Goal: Filter the lines below, copying only those with the string "picture".

## begin Data excerpt

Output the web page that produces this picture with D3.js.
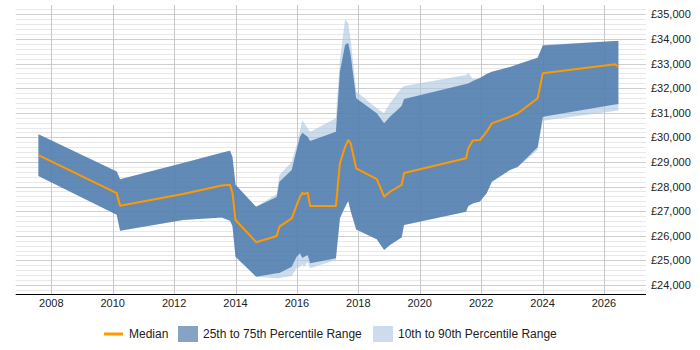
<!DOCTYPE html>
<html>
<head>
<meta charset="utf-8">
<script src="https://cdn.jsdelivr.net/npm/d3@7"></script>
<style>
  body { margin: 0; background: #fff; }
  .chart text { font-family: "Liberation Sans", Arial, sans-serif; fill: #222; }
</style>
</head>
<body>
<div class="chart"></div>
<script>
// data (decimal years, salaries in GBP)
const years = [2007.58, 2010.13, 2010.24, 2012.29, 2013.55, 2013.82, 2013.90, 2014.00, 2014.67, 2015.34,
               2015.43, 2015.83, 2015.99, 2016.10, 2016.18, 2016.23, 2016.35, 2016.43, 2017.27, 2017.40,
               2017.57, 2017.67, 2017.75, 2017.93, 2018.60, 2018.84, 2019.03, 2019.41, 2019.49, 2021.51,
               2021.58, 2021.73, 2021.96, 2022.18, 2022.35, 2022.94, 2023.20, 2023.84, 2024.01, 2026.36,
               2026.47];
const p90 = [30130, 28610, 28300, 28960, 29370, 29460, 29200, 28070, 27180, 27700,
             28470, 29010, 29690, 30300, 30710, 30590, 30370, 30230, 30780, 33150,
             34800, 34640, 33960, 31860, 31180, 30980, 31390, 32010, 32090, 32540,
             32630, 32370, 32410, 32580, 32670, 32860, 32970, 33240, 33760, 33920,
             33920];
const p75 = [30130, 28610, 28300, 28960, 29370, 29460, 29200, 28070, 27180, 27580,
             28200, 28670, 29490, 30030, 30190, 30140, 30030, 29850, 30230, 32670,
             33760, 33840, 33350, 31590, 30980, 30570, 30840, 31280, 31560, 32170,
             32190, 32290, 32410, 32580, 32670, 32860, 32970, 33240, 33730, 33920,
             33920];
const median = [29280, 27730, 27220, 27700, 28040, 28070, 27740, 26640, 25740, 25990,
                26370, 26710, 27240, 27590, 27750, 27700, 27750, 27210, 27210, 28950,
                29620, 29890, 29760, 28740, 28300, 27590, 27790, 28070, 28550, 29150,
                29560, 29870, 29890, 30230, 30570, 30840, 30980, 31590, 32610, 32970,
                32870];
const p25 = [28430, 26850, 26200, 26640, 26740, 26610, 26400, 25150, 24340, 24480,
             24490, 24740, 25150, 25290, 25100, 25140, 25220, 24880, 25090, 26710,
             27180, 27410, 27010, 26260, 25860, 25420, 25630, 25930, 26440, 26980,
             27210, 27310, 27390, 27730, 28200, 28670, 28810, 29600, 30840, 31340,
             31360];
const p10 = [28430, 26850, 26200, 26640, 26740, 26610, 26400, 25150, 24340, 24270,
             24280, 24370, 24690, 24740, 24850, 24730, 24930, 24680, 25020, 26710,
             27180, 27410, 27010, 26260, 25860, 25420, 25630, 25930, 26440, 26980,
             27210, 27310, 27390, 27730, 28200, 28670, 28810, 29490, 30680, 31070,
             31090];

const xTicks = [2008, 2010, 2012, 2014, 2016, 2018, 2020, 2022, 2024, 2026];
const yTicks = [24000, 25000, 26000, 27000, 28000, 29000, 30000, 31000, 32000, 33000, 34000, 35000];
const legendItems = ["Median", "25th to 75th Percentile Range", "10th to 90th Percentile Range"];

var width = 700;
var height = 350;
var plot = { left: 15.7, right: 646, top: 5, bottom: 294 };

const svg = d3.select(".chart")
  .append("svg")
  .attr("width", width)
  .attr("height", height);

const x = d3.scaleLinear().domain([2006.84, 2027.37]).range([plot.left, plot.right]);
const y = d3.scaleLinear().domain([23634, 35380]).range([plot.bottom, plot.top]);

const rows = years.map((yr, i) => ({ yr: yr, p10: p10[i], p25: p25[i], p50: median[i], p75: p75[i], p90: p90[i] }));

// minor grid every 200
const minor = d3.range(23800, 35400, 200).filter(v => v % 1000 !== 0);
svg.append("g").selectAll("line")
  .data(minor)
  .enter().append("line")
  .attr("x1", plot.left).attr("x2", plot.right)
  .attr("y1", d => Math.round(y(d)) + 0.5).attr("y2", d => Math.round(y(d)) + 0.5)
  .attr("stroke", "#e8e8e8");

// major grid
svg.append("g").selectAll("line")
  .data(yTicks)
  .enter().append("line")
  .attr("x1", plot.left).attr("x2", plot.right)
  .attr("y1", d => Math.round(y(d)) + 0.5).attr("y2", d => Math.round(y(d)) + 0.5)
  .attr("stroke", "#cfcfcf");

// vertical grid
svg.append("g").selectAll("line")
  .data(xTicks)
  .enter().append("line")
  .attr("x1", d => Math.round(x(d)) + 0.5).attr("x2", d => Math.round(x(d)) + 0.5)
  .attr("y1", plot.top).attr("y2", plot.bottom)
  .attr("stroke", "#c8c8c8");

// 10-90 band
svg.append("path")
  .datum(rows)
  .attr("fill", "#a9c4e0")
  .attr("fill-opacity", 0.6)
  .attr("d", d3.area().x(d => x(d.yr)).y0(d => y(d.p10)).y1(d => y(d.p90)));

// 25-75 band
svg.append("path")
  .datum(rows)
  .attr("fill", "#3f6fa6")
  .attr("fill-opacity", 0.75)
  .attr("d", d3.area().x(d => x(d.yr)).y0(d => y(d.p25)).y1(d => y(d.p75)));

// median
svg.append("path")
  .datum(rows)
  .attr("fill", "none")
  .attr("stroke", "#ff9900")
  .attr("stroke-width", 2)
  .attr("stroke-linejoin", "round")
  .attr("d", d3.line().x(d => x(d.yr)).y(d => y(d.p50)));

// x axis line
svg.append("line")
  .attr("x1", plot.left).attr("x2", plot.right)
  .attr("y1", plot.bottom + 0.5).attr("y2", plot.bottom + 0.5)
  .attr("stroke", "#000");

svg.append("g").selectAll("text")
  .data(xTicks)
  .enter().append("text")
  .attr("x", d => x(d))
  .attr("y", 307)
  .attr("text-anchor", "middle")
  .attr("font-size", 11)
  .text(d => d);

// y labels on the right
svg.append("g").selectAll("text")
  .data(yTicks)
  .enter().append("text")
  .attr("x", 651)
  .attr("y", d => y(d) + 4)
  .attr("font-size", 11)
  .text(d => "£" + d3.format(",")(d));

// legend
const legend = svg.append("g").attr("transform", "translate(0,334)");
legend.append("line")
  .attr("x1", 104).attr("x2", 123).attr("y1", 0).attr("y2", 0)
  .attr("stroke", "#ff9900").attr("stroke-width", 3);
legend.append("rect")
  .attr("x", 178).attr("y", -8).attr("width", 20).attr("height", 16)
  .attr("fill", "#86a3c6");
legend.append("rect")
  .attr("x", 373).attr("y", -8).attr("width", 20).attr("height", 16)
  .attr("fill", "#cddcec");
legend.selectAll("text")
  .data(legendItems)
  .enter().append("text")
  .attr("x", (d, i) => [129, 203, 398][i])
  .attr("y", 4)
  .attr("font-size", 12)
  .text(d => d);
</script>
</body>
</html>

## end Data excerpt

Worked solution:
Output the web page that produces this picture with D3.js.

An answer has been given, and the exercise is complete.